►

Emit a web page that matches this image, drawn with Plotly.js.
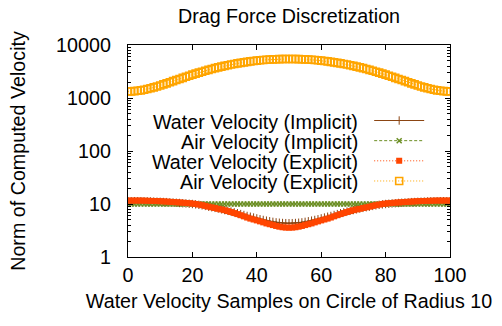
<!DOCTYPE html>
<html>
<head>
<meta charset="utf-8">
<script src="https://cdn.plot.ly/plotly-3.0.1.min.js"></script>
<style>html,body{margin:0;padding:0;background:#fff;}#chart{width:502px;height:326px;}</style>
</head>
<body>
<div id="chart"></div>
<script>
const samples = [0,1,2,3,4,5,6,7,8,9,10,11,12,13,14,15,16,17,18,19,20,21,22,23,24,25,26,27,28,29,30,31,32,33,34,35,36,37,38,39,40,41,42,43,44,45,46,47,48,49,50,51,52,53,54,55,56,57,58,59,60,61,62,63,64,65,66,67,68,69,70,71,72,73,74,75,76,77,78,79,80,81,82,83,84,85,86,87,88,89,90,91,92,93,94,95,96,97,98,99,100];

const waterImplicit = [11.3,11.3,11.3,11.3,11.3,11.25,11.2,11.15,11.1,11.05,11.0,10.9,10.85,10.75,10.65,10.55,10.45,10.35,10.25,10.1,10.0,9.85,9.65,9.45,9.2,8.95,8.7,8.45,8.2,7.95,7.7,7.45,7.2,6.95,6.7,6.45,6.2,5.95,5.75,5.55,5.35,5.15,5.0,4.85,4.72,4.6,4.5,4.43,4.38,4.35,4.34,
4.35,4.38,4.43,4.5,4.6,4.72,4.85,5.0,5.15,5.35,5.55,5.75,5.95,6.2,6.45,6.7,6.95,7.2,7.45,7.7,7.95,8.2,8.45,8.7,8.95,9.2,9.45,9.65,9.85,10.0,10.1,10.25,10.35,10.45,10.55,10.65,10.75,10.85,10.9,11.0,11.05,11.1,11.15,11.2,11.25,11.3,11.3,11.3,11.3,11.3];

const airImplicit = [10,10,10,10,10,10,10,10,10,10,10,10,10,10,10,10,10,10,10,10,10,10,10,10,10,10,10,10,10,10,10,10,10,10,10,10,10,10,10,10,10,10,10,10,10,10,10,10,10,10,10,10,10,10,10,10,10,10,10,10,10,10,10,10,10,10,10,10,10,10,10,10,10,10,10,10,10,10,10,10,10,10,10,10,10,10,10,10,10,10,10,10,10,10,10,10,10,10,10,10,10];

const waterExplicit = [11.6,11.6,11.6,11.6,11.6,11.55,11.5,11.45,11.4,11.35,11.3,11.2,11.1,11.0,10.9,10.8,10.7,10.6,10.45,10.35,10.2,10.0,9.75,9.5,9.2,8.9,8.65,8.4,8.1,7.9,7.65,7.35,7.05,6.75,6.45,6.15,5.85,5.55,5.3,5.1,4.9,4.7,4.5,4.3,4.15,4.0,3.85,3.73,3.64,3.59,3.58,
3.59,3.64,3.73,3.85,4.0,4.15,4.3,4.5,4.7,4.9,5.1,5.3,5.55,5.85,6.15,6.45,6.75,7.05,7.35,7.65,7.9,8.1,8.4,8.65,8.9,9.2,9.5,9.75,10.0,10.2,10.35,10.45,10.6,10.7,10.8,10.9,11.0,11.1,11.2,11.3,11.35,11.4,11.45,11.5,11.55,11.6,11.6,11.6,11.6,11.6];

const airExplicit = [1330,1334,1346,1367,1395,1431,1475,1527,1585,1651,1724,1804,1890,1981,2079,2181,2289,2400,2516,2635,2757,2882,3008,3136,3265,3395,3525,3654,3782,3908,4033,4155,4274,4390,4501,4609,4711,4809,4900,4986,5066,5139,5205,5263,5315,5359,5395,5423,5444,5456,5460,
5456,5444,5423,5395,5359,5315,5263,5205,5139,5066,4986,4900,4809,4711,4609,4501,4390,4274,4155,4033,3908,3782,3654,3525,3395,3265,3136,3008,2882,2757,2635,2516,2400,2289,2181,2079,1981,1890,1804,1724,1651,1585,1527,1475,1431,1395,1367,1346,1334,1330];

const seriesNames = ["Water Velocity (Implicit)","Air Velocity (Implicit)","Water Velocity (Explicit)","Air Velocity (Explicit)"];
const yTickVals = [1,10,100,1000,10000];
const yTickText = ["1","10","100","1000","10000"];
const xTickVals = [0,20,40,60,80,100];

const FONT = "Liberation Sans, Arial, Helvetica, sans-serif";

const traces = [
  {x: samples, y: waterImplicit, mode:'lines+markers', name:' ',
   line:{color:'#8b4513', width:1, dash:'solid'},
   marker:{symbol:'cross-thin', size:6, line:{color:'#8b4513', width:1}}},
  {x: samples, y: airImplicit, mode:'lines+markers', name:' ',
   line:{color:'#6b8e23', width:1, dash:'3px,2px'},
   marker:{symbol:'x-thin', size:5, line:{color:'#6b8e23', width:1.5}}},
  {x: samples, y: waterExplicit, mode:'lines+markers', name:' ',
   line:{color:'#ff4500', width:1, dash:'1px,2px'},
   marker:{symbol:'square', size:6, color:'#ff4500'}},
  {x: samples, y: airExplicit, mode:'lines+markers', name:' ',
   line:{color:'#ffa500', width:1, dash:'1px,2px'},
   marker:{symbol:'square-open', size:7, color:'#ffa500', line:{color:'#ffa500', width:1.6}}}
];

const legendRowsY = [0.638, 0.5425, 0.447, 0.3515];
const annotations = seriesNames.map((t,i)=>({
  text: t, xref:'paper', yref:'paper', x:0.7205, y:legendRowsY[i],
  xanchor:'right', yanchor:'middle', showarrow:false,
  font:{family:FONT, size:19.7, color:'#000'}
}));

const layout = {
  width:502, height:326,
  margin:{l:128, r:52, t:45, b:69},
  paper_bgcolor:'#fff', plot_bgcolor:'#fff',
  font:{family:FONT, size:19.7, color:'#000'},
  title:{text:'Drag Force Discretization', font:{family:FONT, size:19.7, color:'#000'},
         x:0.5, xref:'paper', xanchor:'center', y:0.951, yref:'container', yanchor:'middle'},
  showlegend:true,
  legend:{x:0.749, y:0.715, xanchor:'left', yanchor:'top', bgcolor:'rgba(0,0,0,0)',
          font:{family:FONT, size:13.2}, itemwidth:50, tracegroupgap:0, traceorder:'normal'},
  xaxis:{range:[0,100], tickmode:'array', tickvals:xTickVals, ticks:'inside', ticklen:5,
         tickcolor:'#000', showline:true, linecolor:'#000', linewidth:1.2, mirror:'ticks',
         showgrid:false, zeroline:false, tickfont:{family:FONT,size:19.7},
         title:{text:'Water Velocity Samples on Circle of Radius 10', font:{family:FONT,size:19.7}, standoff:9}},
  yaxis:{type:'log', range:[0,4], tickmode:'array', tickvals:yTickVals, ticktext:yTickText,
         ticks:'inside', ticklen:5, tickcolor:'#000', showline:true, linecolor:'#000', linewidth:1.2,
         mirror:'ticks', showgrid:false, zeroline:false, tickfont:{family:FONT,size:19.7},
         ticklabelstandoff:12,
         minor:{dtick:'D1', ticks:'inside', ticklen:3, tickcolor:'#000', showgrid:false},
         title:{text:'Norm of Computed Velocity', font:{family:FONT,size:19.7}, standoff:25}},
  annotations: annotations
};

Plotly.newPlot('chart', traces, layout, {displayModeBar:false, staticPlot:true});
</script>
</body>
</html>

◄

TASK TO CARRY OUT: Go through the listing above and write it out again exactly, dropping the pictures.

THE ANSWER:
Emit a web page that matches this image, drawn with Plotly.js.
<!DOCTYPE html>
<html>
<head>
<meta charset="utf-8">
<script src="https://cdn.plot.ly/plotly-3.0.1.min.js"></script>
<style>html,body{margin:0;padding:0;background:#fff;}#chart{width:502px;height:326px;}</style>
</head>
<body>
<div id="chart"></div>
<script>
const samples = [0,1,2,3,4,5,6,7,8,9,10,11,12,13,14,15,16,17,18,19,20,21,22,23,24,25,26,27,28,29,30,31,32,33,34,35,36,37,38,39,40,41,42,43,44,45,46,47,48,49,50,51,52,53,54,55,56,57,58,59,60,61,62,63,64,65,66,67,68,69,70,71,72,73,74,75,76,77,78,79,80,81,82,83,84,85,86,87,88,89,90,91,92,93,94,95,96,97,98,99,100];

const waterImplicit = [11.3,11.3,11.3,11.3,11.3,11.25,11.2,11.15,11.1,11.05,11.0,10.9,10.85,10.75,10.65,10.55,10.45,10.35,10.25,10.1,10.0,9.85,9.65,9.45,9.2,8.95,8.7,8.45,8.2,7.95,7.7,7.45,7.2,6.95,6.7,6.45,6.2,5.95,5.75,5.55,5.35,5.15,5.0,4.85,4.72,4.6,4.5,4.43,4.38,4.35,4.34,
4.35,4.38,4.43,4.5,4.6,4.72,4.85,5.0,5.15,5.35,5.55,5.75,5.95,6.2,6.45,6.7,6.95,7.2,7.45,7.7,7.95,8.2,8.45,8.7,8.95,9.2,9.45,9.65,9.85,10.0,10.1,10.25,10.35,10.45,10.55,10.65,10.75,10.85,10.9,11.0,11.05,11.1,11.15,11.2,11.25,11.3,11.3,11.3,11.3,11.3];

const airImplicit = [10,10,10,10,10,10,10,10,10,10,10,10,10,10,10,10,10,10,10,10,10,10,10,10,10,10,10,10,10,10,10,10,10,10,10,10,10,10,10,10,10,10,10,10,10,10,10,10,10,10,10,10,10,10,10,10,10,10,10,10,10,10,10,10,10,10,10,10,10,10,10,10,10,10,10,10,10,10,10,10,10,10,10,10,10,10,10,10,10,10,10,10,10,10,10,10,10,10,10,10,10];

const waterExplicit = [11.6,11.6,11.6,11.6,11.6,11.55,11.5,11.45,11.4,11.35,11.3,11.2,11.1,11.0,10.9,10.8,10.7,10.6,10.45,10.35,10.2,10.0,9.75,9.5,9.2,8.9,8.65,8.4,8.1,7.9,7.65,7.35,7.05,6.75,6.45,6.15,5.85,5.55,5.3,5.1,4.9,4.7,4.5,4.3,4.15,4.0,3.85,3.73,3.64,3.59,3.58,
3.59,3.64,3.73,3.85,4.0,4.15,4.3,4.5,4.7,4.9,5.1,5.3,5.55,5.85,6.15,6.45,6.75,7.05,7.35,7.65,7.9,8.1,8.4,8.65,8.9,9.2,9.5,9.75,10.0,10.2,10.35,10.45,10.6,10.7,10.8,10.9,11.0,11.1,11.2,11.3,11.35,11.4,11.45,11.5,11.55,11.6,11.6,11.6,11.6,11.6];

const airExplicit = [1330,1334,1346,1367,1395,1431,1475,1527,1585,1651,1724,1804,1890,1981,2079,2181,2289,2400,2516,2635,2757,2882,3008,3136,3265,3395,3525,3654,3782,3908,4033,4155,4274,4390,4501,4609,4711,4809,4900,4986,5066,5139,5205,5263,5315,5359,5395,5423,5444,5456,5460,
5456,5444,5423,5395,5359,5315,5263,5205,5139,5066,4986,4900,4809,4711,4609,4501,4390,4274,4155,4033,3908,3782,3654,3525,3395,3265,3136,3008,2882,2757,2635,2516,2400,2289,2181,2079,1981,1890,1804,1724,1651,1585,1527,1475,1431,1395,1367,1346,1334,1330];

const seriesNames = ["Water Velocity (Implicit)","Air Velocity (Implicit)","Water Velocity (Explicit)","Air Velocity (Explicit)"];
const yTickVals = [1,10,100,1000,10000];
const yTickText = ["1","10","100","1000","10000"];
const xTickVals = [0,20,40,60,80,100];

const FONT = "Liberation Sans, Arial, Helvetica, sans-serif";

const traces = [
  {x: samples, y: waterImplicit, mode:'lines+markers', name:' ',
   line:{color:'#8b4513', width:1, dash:'solid'},
   marker:{symbol:'cross-thin', size:6, line:{color:'#8b4513', width:1}}},
  {x: samples, y: airImplicit, mode:'lines+markers', name:' ',
   line:{color:'#6b8e23', width:1, dash:'3px,2px'},
   marker:{symbol:'x-thin', size:5, line:{color:'#6b8e23', width:1.5}}},
  {x: samples, y: waterExplicit, mode:'lines+markers', name:' ',
   line:{color:'#ff4500', width:1, dash:'1px,2px'},
   marker:{symbol:'square', size:6, color:'#ff4500'}},
  {x: samples, y: airExplicit, mode:'lines+markers', name:' ',
   line:{color:'#ffa500', width:1, dash:'1px,2px'},
   marker:{symbol:'square-open', size:7, color:'#ffa500', line:{color:'#ffa500', width:1.6}}}
];

const legendRowsY = [0.638, 0.5425, 0.447, 0.3515];
const annotations = seriesNames.map((t,i)=>({
  text: t, xref:'paper', yref:'paper', x:0.7205, y:legendRowsY[i],
  xanchor:'right', yanchor:'middle', showarrow:false,
  font:{family:FONT, size:19.7, color:'#000'}
}));

const layout = {
  width:502, height:326,
  margin:{l:128, r:52, t:45, b:69},
  paper_bgcolor:'#fff', plot_bgcolor:'#fff',
  font:{family:FONT, size:19.7, color:'#000'},
  title:{text:'Drag Force Discretization', font:{family:FONT, size:19.7, color:'#000'},
         x:0.5, xref:'paper', xanchor:'center', y:0.951, yref:'container', yanchor:'middle'},
  showlegend:true,
  legend:{x:0.749, y:0.715, xanchor:'left', yanchor:'top', bgcolor:'rgba(0,0,0,0)',
          font:{family:FONT, size:13.2}, itemwidth:50, tracegroupgap:0, traceorder:'normal'},
  xaxis:{range:[0,100], tickmode:'array', tickvals:xTickVals, ticks:'inside', ticklen:5,
         tickcolor:'#000', showline:true, linecolor:'#000', linewidth:1.2, mirror:'ticks',
         showgrid:false, zeroline:false, tickfont:{family:FONT,size:19.7},
         title:{text:'Water Velocity Samples on Circle of Radius 10', font:{family:FONT,size:19.7}, standoff:9}},
  yaxis:{type:'log', range:[0,4], tickmode:'array', tickvals:yTickVals, ticktext:yTickText,
         ticks:'inside', ticklen:5, tickcolor:'#000', showline:true, linecolor:'#000', linewidth:1.2,
         mirror:'ticks', showgrid:false, zeroline:false, tickfont:{family:FONT,size:19.7},
         ticklabelstandoff:12,
         minor:{dtick:'D1', ticks:'inside', ticklen:3, tickcolor:'#000', showgrid:false},
         title:{text:'Norm of Computed Velocity', font:{family:FONT,size:19.7}, standoff:25}},
  annotations: annotations
};

Plotly.newPlot('chart', traces, layout, {displayModeBar:false, staticPlot:true});
</script>
</body>
</html>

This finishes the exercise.